# Start of Record excerpts

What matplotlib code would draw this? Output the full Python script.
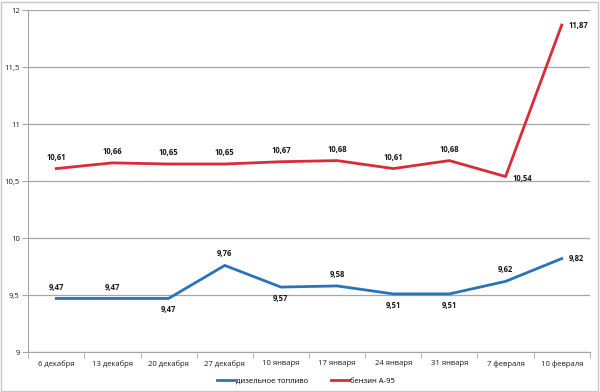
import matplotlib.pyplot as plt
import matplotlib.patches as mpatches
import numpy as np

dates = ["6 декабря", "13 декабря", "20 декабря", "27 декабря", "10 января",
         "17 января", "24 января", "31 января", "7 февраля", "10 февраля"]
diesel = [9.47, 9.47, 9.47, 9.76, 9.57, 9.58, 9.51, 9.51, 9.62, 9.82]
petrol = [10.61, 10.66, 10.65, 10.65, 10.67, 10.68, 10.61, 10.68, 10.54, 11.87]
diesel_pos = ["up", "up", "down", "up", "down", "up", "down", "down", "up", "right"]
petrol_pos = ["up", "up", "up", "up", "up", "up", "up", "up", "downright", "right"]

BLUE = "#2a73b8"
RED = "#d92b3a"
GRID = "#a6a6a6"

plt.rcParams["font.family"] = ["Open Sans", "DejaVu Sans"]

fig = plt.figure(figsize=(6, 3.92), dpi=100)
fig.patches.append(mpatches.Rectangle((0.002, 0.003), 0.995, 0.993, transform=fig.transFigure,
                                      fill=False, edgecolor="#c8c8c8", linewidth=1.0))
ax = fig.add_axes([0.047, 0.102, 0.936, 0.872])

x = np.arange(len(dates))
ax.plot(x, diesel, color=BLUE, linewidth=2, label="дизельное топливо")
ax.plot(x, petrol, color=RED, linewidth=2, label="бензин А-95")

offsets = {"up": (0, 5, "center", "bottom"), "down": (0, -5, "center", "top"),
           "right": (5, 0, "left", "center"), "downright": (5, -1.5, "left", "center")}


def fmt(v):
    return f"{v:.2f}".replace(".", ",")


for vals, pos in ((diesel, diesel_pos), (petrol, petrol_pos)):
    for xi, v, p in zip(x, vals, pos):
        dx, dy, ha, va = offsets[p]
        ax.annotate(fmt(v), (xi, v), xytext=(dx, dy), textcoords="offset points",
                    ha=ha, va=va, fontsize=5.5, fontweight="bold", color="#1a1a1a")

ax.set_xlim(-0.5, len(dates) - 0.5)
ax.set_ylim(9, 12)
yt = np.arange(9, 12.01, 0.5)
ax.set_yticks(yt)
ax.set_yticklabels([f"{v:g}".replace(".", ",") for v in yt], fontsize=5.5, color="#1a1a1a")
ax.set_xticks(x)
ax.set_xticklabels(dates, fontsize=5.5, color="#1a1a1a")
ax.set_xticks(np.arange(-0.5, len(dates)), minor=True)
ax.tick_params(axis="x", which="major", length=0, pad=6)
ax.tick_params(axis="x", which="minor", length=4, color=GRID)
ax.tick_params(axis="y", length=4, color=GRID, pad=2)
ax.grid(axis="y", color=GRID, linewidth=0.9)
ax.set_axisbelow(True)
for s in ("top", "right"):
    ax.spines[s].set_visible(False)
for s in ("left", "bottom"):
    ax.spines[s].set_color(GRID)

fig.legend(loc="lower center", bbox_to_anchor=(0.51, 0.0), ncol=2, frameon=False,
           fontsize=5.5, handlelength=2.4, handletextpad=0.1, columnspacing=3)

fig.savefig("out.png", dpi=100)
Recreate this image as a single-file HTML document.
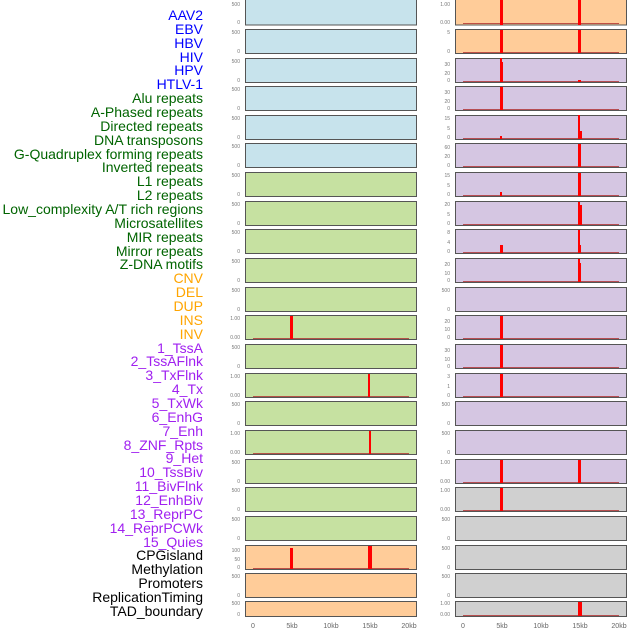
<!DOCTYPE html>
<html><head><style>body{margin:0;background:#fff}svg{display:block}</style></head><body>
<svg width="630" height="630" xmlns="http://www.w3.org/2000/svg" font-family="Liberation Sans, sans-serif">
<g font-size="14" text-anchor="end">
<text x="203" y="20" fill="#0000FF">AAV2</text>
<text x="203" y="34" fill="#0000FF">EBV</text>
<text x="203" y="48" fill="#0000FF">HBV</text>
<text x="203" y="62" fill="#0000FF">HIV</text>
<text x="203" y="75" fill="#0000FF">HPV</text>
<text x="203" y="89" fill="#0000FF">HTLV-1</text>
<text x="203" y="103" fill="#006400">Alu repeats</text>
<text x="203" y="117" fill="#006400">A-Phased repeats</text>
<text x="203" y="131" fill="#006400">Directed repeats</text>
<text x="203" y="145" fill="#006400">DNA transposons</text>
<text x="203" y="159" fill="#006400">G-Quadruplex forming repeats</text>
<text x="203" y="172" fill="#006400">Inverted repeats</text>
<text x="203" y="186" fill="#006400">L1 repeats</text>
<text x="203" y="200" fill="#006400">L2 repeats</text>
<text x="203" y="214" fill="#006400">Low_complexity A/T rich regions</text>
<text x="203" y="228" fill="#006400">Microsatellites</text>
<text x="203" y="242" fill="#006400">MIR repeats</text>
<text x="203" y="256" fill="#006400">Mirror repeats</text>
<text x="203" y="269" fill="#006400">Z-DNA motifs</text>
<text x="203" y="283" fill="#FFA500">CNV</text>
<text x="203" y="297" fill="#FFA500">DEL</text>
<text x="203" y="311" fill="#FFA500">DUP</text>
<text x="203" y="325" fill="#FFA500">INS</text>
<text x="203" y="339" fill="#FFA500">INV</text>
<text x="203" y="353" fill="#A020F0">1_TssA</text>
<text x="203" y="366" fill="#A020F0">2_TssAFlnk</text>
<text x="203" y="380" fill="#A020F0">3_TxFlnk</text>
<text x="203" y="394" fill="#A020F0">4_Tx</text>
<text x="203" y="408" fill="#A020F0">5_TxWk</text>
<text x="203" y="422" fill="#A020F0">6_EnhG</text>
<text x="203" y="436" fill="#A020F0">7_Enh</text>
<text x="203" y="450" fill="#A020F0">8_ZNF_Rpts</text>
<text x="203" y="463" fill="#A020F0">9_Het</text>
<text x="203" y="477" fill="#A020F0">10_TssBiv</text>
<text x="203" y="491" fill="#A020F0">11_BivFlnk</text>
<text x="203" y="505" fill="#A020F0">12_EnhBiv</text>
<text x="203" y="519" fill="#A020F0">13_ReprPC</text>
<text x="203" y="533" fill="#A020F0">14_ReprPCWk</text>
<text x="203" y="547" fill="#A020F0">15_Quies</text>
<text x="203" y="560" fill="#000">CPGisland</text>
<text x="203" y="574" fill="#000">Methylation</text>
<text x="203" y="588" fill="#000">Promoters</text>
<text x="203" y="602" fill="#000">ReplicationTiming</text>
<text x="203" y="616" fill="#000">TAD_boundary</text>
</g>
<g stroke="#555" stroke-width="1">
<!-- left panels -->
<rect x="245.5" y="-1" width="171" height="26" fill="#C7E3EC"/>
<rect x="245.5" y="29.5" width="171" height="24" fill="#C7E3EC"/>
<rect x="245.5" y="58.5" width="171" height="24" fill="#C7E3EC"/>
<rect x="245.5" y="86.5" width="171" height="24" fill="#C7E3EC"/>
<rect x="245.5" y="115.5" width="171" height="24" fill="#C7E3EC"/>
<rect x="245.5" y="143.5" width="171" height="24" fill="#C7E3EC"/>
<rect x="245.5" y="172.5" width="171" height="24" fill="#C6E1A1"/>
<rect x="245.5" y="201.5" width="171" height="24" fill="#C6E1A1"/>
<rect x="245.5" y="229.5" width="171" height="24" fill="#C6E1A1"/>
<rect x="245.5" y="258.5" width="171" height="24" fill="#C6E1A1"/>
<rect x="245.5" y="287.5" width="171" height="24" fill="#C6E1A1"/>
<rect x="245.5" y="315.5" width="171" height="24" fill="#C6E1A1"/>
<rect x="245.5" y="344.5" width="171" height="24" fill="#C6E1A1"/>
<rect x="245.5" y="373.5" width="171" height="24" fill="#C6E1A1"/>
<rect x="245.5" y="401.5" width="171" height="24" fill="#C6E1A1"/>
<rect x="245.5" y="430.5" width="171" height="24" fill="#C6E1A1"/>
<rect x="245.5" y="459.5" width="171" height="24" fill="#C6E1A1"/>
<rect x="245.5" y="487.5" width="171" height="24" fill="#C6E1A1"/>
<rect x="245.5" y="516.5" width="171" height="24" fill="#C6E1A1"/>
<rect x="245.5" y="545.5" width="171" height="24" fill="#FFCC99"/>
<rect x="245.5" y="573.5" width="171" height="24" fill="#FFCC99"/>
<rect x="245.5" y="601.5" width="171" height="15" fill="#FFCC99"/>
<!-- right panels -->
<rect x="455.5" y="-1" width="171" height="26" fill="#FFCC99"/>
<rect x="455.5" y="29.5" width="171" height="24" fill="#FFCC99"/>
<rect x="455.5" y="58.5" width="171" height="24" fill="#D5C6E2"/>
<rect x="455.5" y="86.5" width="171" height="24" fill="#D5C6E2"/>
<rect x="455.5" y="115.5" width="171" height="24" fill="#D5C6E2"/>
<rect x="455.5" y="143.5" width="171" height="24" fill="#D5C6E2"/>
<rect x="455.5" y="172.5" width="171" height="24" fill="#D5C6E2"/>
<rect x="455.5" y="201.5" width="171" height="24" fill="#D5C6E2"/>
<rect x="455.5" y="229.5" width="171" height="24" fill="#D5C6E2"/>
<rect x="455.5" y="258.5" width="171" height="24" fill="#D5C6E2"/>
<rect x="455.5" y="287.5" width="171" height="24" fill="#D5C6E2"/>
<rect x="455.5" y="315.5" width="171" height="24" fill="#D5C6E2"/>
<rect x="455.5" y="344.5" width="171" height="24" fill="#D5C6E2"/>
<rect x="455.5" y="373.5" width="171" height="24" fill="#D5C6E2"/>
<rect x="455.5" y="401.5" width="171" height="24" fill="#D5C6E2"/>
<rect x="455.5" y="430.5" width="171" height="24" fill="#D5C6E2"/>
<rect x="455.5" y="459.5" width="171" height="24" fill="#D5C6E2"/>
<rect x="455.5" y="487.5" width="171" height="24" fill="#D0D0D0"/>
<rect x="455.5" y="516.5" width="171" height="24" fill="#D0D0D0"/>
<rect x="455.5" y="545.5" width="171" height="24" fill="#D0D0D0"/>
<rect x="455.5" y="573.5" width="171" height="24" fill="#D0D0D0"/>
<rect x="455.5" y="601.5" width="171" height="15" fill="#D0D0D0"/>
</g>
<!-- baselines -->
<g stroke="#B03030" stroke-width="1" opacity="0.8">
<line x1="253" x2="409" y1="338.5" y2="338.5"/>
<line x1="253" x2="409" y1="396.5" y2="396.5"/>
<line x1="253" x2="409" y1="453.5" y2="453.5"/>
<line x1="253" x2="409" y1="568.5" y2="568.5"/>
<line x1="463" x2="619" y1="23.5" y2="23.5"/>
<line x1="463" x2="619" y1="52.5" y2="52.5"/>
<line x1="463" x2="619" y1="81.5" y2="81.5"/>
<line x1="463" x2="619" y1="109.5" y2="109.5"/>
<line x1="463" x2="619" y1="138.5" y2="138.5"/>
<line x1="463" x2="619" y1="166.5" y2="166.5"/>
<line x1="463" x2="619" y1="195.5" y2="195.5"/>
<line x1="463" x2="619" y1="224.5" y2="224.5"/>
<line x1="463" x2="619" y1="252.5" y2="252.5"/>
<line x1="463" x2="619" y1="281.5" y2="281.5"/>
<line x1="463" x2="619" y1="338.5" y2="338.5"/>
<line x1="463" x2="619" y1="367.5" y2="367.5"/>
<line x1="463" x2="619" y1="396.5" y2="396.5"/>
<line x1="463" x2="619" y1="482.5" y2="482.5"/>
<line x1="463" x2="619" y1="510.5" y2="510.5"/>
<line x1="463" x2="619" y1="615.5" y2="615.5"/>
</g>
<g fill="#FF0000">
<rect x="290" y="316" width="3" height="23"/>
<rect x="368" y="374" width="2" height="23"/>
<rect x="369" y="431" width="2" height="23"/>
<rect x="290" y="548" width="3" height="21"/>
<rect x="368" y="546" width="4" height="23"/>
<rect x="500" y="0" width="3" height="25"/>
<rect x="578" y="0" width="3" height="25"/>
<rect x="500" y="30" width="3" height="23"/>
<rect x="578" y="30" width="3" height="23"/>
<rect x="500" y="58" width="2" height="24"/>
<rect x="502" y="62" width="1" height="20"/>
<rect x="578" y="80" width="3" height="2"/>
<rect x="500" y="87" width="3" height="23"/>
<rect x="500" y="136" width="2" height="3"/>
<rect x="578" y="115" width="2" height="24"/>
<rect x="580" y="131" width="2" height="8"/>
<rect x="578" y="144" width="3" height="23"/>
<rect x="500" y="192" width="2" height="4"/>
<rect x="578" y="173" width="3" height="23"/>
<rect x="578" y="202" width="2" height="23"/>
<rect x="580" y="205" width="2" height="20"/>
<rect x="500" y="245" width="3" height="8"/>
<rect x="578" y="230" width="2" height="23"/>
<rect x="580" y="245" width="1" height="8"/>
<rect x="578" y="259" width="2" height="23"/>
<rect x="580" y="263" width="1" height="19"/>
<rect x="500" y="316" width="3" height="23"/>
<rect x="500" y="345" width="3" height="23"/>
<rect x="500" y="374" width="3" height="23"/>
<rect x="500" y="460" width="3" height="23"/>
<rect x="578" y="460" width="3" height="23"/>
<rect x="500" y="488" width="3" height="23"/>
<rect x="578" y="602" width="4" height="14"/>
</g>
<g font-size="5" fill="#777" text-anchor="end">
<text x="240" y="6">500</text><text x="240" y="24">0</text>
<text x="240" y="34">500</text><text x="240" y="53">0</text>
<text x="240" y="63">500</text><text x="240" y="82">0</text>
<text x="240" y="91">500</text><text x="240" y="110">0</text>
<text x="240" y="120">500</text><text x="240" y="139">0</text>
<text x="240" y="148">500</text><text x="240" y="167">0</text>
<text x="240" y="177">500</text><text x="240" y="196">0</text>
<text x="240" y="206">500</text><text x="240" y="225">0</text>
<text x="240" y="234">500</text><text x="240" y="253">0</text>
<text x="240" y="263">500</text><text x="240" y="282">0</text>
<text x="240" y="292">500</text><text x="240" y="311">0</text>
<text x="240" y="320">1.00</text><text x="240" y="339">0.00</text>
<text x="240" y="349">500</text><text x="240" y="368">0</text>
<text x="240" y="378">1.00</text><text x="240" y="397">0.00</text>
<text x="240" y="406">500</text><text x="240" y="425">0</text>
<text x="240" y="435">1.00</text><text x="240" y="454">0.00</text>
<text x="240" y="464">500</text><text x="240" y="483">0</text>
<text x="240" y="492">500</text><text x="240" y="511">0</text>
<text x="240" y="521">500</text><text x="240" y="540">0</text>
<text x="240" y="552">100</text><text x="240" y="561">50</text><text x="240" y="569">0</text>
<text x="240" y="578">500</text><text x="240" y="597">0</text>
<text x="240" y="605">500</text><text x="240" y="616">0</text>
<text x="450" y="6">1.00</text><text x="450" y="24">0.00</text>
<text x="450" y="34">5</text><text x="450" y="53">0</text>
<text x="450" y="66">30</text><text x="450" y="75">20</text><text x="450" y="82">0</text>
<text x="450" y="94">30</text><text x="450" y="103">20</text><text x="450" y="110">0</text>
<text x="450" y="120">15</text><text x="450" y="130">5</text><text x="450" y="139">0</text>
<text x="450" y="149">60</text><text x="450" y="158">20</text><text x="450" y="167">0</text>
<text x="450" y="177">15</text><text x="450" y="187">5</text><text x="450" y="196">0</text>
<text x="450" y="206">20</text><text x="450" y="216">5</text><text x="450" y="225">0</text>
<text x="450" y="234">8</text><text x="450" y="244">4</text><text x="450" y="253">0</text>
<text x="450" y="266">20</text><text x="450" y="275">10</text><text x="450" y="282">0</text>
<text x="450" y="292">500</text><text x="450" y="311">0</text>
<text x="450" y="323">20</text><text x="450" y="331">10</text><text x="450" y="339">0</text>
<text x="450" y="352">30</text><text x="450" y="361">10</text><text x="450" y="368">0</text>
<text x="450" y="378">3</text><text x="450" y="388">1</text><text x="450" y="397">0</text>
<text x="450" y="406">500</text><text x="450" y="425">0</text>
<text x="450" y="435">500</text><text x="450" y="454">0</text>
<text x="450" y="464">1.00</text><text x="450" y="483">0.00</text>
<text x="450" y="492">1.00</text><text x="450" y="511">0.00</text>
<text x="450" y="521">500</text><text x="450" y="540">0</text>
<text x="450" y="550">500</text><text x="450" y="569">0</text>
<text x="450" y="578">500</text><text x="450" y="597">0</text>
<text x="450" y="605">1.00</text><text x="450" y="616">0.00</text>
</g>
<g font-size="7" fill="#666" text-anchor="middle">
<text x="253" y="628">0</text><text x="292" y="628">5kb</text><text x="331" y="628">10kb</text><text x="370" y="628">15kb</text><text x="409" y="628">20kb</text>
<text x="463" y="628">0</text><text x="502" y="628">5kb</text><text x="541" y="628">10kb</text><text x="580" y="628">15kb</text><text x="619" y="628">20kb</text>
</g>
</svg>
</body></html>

# End of Record excerpts

◆ **Written exercise**
How many of the lines above include the word "this"? Respond with the number alone.

◆ **Reply to the task**
2